We started off with pleasant introductions. And then the gushing began.

He has done so well!  He sits and concentrates - look here at what he wrote this week! He is attentive and making tremendous progress, and is right where he should be. 

The principal just smiled and said he wished all his conferences would go so well.

Six weeks later, and we had our second conference. With more of the same.

Overall, he's doing just great. Whether it was the tutoring (which we've kept up), the work we continue to do with him, the first grade environment, or just time ticking away on the calendar until it hit some mysterious turning point, we don't know. He loves school. He even likes his tutoring sessions. And he has found the joy of reading somewhere in there.
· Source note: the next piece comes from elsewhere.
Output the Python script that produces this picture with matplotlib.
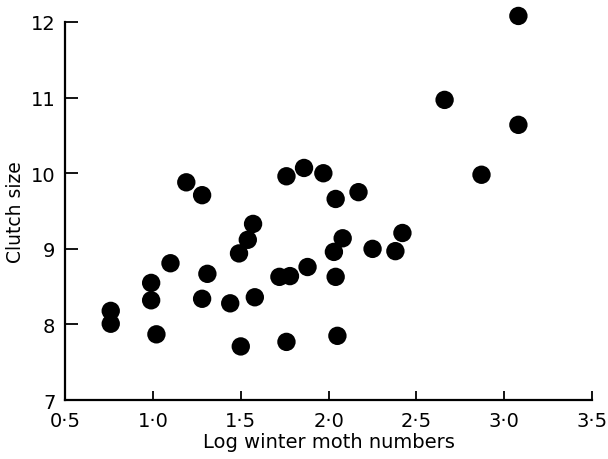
import matplotlib

matplotlib.use("Agg")
import matplotlib.pyplot as plt

# log winter moth numbers vs clutch size
log_moth = [0.76, 0.76, 0.99, 0.99, 1.02, 1.10, 1.19, 1.28, 1.28, 1.31,
            1.44, 1.49, 1.50, 1.54, 1.57, 1.58, 1.72, 1.76, 1.76, 1.78,
            1.86, 1.88, 1.97, 2.03, 2.04, 2.04, 2.05, 2.08, 2.17, 2.25,
            2.38, 2.42, 2.66, 2.87, 3.08, 3.08]
clutch = [8.18, 8.01, 8.55, 8.32, 7.87, 8.81, 9.88, 9.71, 8.34, 8.67,
          8.28, 8.94, 7.71, 9.12, 9.33, 8.36, 8.63, 9.96, 7.77, 8.64,
          10.07, 8.76, 10.00, 8.96, 8.63, 9.66, 7.85, 9.14, 9.75, 9.00,
          8.97, 9.21, 10.97, 9.98, 10.64, 12.08]

x_ticks = [0.5, 1.0, 1.5, 2.0, 2.5, 3.0, 3.5]
x_tick_labels = ["0·5", "1·0", "1·5", "2·0", "2·5", "3·0", "3·5"]
y_ticks = [7, 8, 9, 10, 11, 12]

plt.rcParams["font.family"] = ["DejaVu Sans"]

fig = plt.figure(figsize=(6.08, 4.60), dpi=100)
ax = fig.add_axes([0.107, 0.128, 0.867, 0.822])

ax.scatter(log_moth, clutch, s=175, color="black", edgecolors="none", zorder=3, clip_on=False)

ax.set_xlim(0.5, 3.5)
ax.set_ylim(7, 12)
ax.set_xticks(x_ticks)
ax.set_xticklabels(x_tick_labels)
ax.set_yticks(y_ticks)

for side in ("top", "right"):
    ax.spines[side].set_visible(False)
for side in ("left", "bottom"):
    ax.spines[side].set_linewidth(1.6)

ax.tick_params(axis="x", direction="in", length=6.5, width=1.3, labelsize=14, pad=8)
ax.tick_params(axis="y", direction="in", length=9.5, width=1.3, labelsize=14, pad=7)

ax.set_xlabel("Log winter moth numbers", fontsize=14, labelpad=1)
ax.set_ylabel("Clutch size", fontsize=13.5, labelpad=4)

fig.savefig("out.png", dpi=100)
Which makes me extremely happy. 

No one ever said, "OK, you guys were right" - the teachers are in the awkward position of having to plan for every scenario, and couldn't have predicted how well Sam would respond to tutoring, or the passing of time. They were right to err on the side of caution in making their recommendation.  I both get and respect that.  But it also shows that no one knows your own kid like you do. So trust your instincts. (And, I still would've liked it a little bit if they said "you guys were right.")

The best part of all, though, came in this last teacher conference. 

His first grade teacher was relating a story towards the end of the discussion. 

"We were out in the hallway, and some of the children were eating their snack. Sam stopped and asked me what I was going to have for snack. None of the children in any of my classes have ever asked me that before. He's such a kind little boy." 

There's nothing she could have said that made me more proud. 

Boy, I am glad that you're making strides in your academic learning. But I'm prouder than anything that you're still that sweet, funny little kid that we love so.